Coffee futures showed signs of buoyancy on Monday, after a month which cash prices chalked up their biggest loss in 14 years, led by a 14.8% plunge in values of Colombian mild arabica beans.

New York arabica coffee futures for March stood up 0.5% at 163.40 cents a pound in early deals, looking for their positive session of the month.

London robusta coffee for March was 0.7% up at $1,859 per tonne.

The increases followed a mixed period for prices, which on International Coffee Organization measures plunged by 12.3% in November, their biggest fall since October 2008, with a particular dip in more expensive arabica beans.

Prices of all three arabica types – Colombian milds, other milds and Brazilian naturals – fell to 17-month lows on the ICO data, which are drawn from prices in the European Union and US.

Robusta prices also fell notably although, with a less significant fall of 10.1%, narrowed discounts to arabica beans.

Arabica vs robusta

November’s price decline came amid growing worries for world coffee consumption, stoked by economic downturn, with concerns particularly for higher-priced products.

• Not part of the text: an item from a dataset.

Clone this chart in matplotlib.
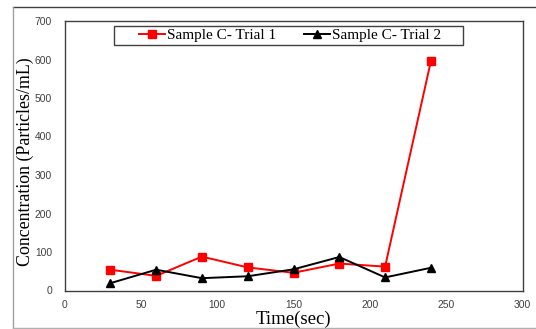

Indeed, the ICO also reported a 10.9% surge year on year in global exports of soluble coffee in October, to 1.19m bags, compared with a 2.5% dip to 8.5m bags in shipments of green beans.

Soluble coffee’s particular reliance on robusta beans has been viewed as supporting outperformance by robusta futures, which on Monday stood at a discount to arabica of the equivalent of 79 cents a pound, from more than 120 cents a pound in October, on a most-traded-contract basis.

In Brazil, the discount of robusta beans to arabica ones narrowed on Thursday to R$341.23 per bag, a 14-month low, according to research institute Cepea.

‘Non-stop weather problems’

However, futures in both robusta and arabica beans have found some support in recent days from growing worries over prospects for Brazil’s 2023 harvest of both varieties, with ideas that weather and poor plant vigour have negated the boost from a strong blossoming period.

Analyst Maja Wallengren last week, following a crop tour, pegged next year’s Brazilian production at 50m-56m bags, well below the 68.25m bags expected by Rabobank.

“The 2023 harvest development in Brazil is once more showing a high negative impact of the ongoing weather problems that continues to effect coffee production across the vast majority of the Brazilian coffee growing regions,” she said.

The weather setback has “delayed both the recovery from the frost and drought damage which caused severe losses to production in the recently completed 2022 harvest.

“Brazil’s growers have had to deal with the non-stop weather problems from ongoing dryness and drought, hailstorms, intense cold weather, new frost damage in June-July of this year, hurricane-force winds, flooding and extreme heavy rains, and mass defoliation which left trees unusually weakened,” she said.

‘Entirely ignored by investors’

Arabica output will stage a “modest” 10-20% recovery in 2023, Ms Wallengren said, while adding that “the 2023 conilon-robusta harvest will cause a major negative surprise to the world coffee market.

“It is beyond doubt an extremely poor crop in development which at this point has been entirely ignored by the futures trade.

“The negative impact of multiple weather disturbances from late May through November is of such magnitude that it’s comparative to the big drought in 2014-15 which saw production in Espirito Santo,” the top robusta-producing stage, “cut short by a third.”

Sao Paulo-based merchant Escritorio Carvalhaes said that investors “abroad are becoming convinced that in 2023, Brazil, the largest coffee producer and exporter in the world, will not have a full crop.

“Brazilian coffee growers, who are already aware of this fact,” have been selling the “minimum possible” in expectation of a price rebound.